A Gas Giant: Chesapeake To Become Top US Gas Producer With $7.4 Billion Deal To Buy Southwestern
Two of the most established US independents are combining to form a natural gas powerhouse that will be given a new name later this year.
The US energy landscape is reshaping once again after the announcement that Chesapeake Energy is acquiring Southwestern Energy in an all-stock deal with a $7.4 billion value.
The combined firm, to be given a new name at closing, will eclipse rival shale explorer EQT to become the biggest gas producer in the US, with a pro forma production of 7.3 Bcf/D—or 7% of total US output based on 2023 figures.
In addition to becoming the largest operator in Louisiana’s Haynesville Shale, with a post-merger holding of 650,000 net acres, the new company will also boast a position of 1.18 million net acres across the prolific Appalachian Basin in Ohio, West Virginia, and Pennsylvania.
Chesapeake and Southwestern shareholders will own approximately 60% and 40% of the combined firm, respectively, which will have an estimated enterprise value of around $24 billion. Terms of the deal include Chesapeake assuming almost $4 billion in the seller’s outstanding debt.
"This powerful combination redefines the natural gas producer, forming the first US based independent that can truly compete on an international scale,” Nick Dell'Osso, Chesapeake's president and CEO, said in a statement.
Dell'Osso will stay on as the president and chief of the combined company, whose board will consist of 11 directors—seven from Chesapeake and four from Southwestern.
Bill Way, president and CEO of Southwestern, thanked his staff in the announcement of the deal, which he described as “transformational.”
He added, “Together, Southwestern and Chesapeake can drive improved margins and returns from our highly complementary portfolios through enhanced scale, capital allocation flexibility, and access to premium markets to supply growing global natural gas demand.”
The combined firm will be headquartered in Oklahoma City, where Chesapeake was founded in 1989 by the late shale pioneer Aubrey McClendon. Last year, Chesapeake completed a multideal divestment exceeding $3.5 billion of its liquids-rich Eagle Ford in Texas to become a gas-focused operator.
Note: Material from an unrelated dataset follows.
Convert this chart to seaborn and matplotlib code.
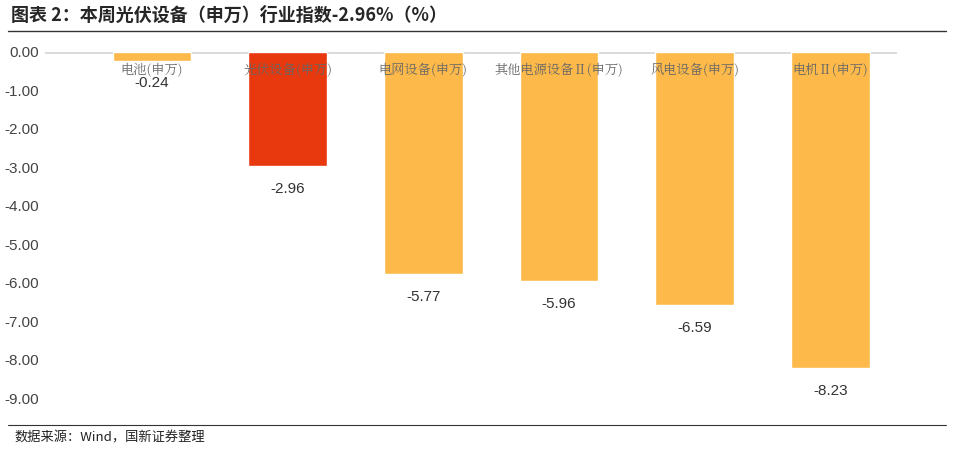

The merged company plans to maintain a presence in the Houston area, where Southwestern has been based since 2000. Part of that plan includes establishing a new trading business in Houston to bring to global markets its volumes of responsibly sourced gas, which are subject to independent verifications that environmental best practices were used in the extraction process.
Analysts at Enverus Intelligence Research said the top driver behind the deal was Southwestern’s Haynesville asset of 286,000 acres, which will boost Chesapeake’s output in the dry gas play beyond 4 Bcf/D. The market research firm noted that some 1,300 of the acquired gas wells generate at least 10% returns at or below $3.50/Mcf.
“The Haynesville is particularly desirable as an area for Chesapeake to grow its exposure as the play combines high-quality drilling opportunities with proximity to a burgeoning market for gas to feed US LNG exports,” Andrew Dittmar, senior vice president of Enverus Intelligence Research, said of the deal.
He added that the US is about to see 10 Bcf/D of new LNG capacity come online over the next 36 months as the share of US gas flowing to LNG trains swells from 12% today to 20% by 2030.
Overhead, staffing, and operational savings as a result of the merger are expected to be in the area of $400 million annually.
The joint announcement by the companies said one key to the anticipated operational savings will be the drilling of longer laterals—a trend that has seen many tight rock producers extend from 2-mile long horizontal sections to 3 miles. Additionally, the merged firm will maintain a goal to attain net zero Scope 1 and 2 emissions by 2035.
Pending shareholder and regulatory approval, the transaction is expected to close by the end of the second quarter.